The Fall of Abilene

Noah Benton, a teenager with a great memory, a head for arithmetic, and dreams of excitement, is hired along with his older brother to help drive a herd of Texas longhorns to Abilene, Kansas. But Noah's trail boss happens to be John Wesley Hardin, a notorious killer who thinks Texas lawmen won't look for a fugitive in a crew of hardworking cowboys. After Hardin sees a profit in Noah's ability to count and memorize cards in gambling dens, Noah's dreams of excitement quickly turn into nightmares—for Hardin will kill with little provocation.
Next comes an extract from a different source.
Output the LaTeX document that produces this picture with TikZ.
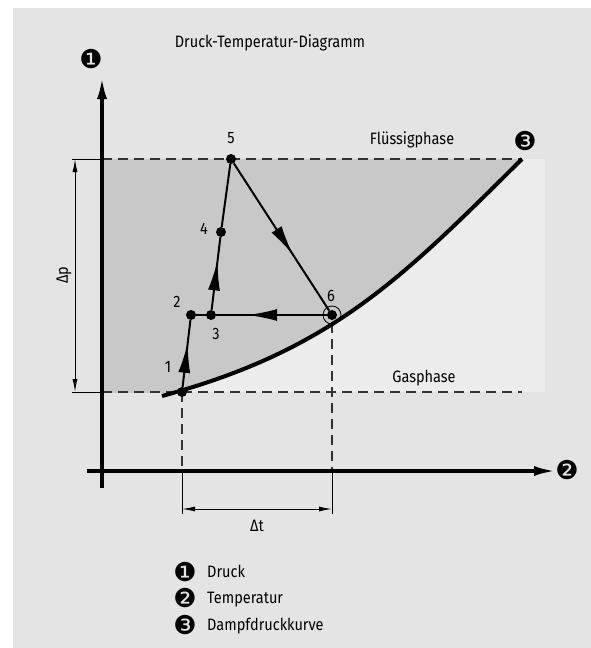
\documentclass[tikz,border=0pt]{standalone}
\usepackage{fontspec}
\setmainfont{Fira Sans}[FakeStretch=0.88]
\newfontfamily\dingfont{DejaVu Sans}
\usetikzlibrary{arrows.meta,decorations.markings,positioning}

\definecolor{bggray}{HTML}{E4E4E4}
\definecolor{darkreg}{HTML}{C8C8C8}
\definecolor{lightreg}{HTML}{ECECEC}

\begin{document}
\begin{tikzpicture}[
  x=1pt,y=-1pt,
  font=\fontsize{16.5}{19}\selectfont,
  dot/.style={circle,fill=black,minimum size=10pt,inner sep=0pt},
  num/.style={font=\fontsize{26}{26}\selectfont\dingfont,inner sep=0pt},
  lbl/.style={inner sep=0pt,text height=11.5pt,text depth=0pt},
  axis/.style={line width=3.5pt,-{Latex[length=22pt,width=10pt]}},
  dimln/.style={line width=1pt,{Latex[length=13pt,width=5pt]}-{Latex[length=13pt,width=5pt]}},
  dashln/.style={line width=1.1pt,dash pattern=on 10pt off 6pt,black!80},
  thinln/.style={line width=1pt},
  flow/.style={line width=2pt,postaction={decorate},
    decoration={markings,mark=at position #1 with {\arrow{Latex[length=30pt,width=12pt]}}}},
  flow/.default=0.6
]
  \useasboundingbox (0,0) rectangle (591,648);
  \fill[bggray] (12.5,8) rectangle (591,648);

  % regions
  \fill[lightreg] (102,159) rectangle (545,392);
  \begin{scope}
    \clip (102,159) rectangle (545,392);
    \fill[darkreg] (102,159) -- (522,159) .. controls (402,278) and (332,350) .. (162,396) -- (102,396) -- cycle;
  \end{scope}

  % guide lines
  \coordinate (pt0) at (72,159);
  \coordinate (pt1) at (102,159);
  \coordinate (pt2) at (522,159);
  \coordinate (pb0) at (72,392);
  \coordinate (pb1) at (102,392);
  \coordinate (pb2) at (522,392);
  \draw[thinln] (pt0) -- (pt1);
  \draw[thinln] (pb0) -- (pb1);
  \draw[dashln] (pt1) -- (pt2);
  \draw[dashln] (pb1) -- (pb2);

  \coordinate (ta0) at (182,392);
  \coordinate (ta1) at (182,471);
  \coordinate (ta2) at (182,514);
  \coordinate (tb0) at (332,323);
  \coordinate (tb1) at (332,471);
  \coordinate (tb2) at (332,514);
  \draw[dashln] (ta0) -- (ta1);
  \draw[dashln] (tb0) -- (tb1);
  \draw[thinln] (ta1) -- (ta2);
  \draw[thinln] (tb1) -- (tb2);

  % dimensions
  \coordinate (dp0) at (75,159);
  \coordinate (dp1) at (75,392);
  \draw[dimln] (dp0) -- (dp1);
  \node[lbl,rotate=90] (dpl) at (62,275) {Δp};
  \coordinate (dt0) at (182,509);
  \coordinate (dt1) at (332,509);
  \draw[dimln] (dt0) -- (dt1);
  \node[lbl] (dtl) at (257,526) {Δt};

  % axes
  \node[num] (n1) at (91,59) {❶};
  \node[num] (n2) at (567,470) {❷};
  \coordinate (yo) at (102,488);
  \coordinate (ytop) at (102,77);
  \coordinate (xo) at (87,471);
  \coordinate (xend) at (556,471);
  \draw[axis] (yo) -- (ytop);
  \draw[axis] (xo) -- (xend);

  % vapour pressure curve
  \coordinate (c0) at (162,396);
  \coordinate (c1) at (522,159);
  \draw[line width=4pt] (c0) .. controls (332,350) and (402,278) .. (c1);
  \node[num] (n3) at (525,141) {❸};

  % texts
  \node[lbl] (title) at (270,42) {Druck-Temperatur-Diagramm};
  \node[lbl] (fl) at (412,139) {Flüssigphase};
  \node[lbl] (gas) at (424,377) {Gasphase};

  % process
  \node[dot] (p1) at (182,392) {};
  \node[dot] (p2) at (191,315) {};
  \node[dot] (p3) at (211,315) {};
  \node[dot] (p4) at (221,232) {};
  \node[dot] (p5) at (231,159) {};
  \node[dot] (p6) at (332,315) {};
  \draw[line width=0.8pt] (p6) circle (9pt);

  \draw[flow=0.66] (p1) -- (p2);
  \draw[line width=2pt] (p2) -- (p3);
  \draw[flow=0.68] (p3) -- (p4);
  \draw[line width=2pt] (p4) -- (p5);
  \draw[flow=0.62] (p5) -- (p6);
  \draw[flow=0.72] (p6) -- (p3);

  \node[lbl] (l1) at (168,367) {1};
  \node[lbl] (l2) at (177,302) {2};
  \node[lbl] (l3) at (216,334) {3};
  \node[lbl] (l4) at (204,229) {4};
  \node[lbl] (l5) at (231,138) {5};
  \node[lbl] (l6) at (331,296) {6};

  % legend
  \node[num] (k1) at (185,572) {❶};
  \node[num] (k2) at (185,598) {❷};
  \node[num] (k3) at (185,625) {❸};
  \node[lbl,anchor=west] (t1) at (207,572) {Druck};
  \node[lbl,anchor=west] (t2) at (207,598) {Temperatur};
  \node[lbl,anchor=west] (t3) at (207,625) {Dampfdruckkurve};
\end{tikzpicture}
\end{document}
Earning the nicknames "Counting Boy," "The Abilene Kid," and "Abilene," Noah survives the bloody journey to Kansas, only to learn that Abilene rightfully deserves its nickname as a Sodom or Gomorrah. In a town where anything goes, the marshal, legendary gunfighter Wild Bill Hickok, reluctantly forms a truce with Hardin—leaving Noah caught in the middle. As summer stretches into fall, Noah finds another friend, a special deputy named Mike Williams, who tries to keep Noah from stumbling on his way to manhood.



In this well-researched historical novel, seven-time Spur Award–winning author Johnny D. Boggs chronicles Abilene's last year as a cattle town, 1871, while humanizing Hardin and Hickok and painting sobering portraits of a city undergoing rapid change, and the never-changing challenges teenagers face on their path to adulthood.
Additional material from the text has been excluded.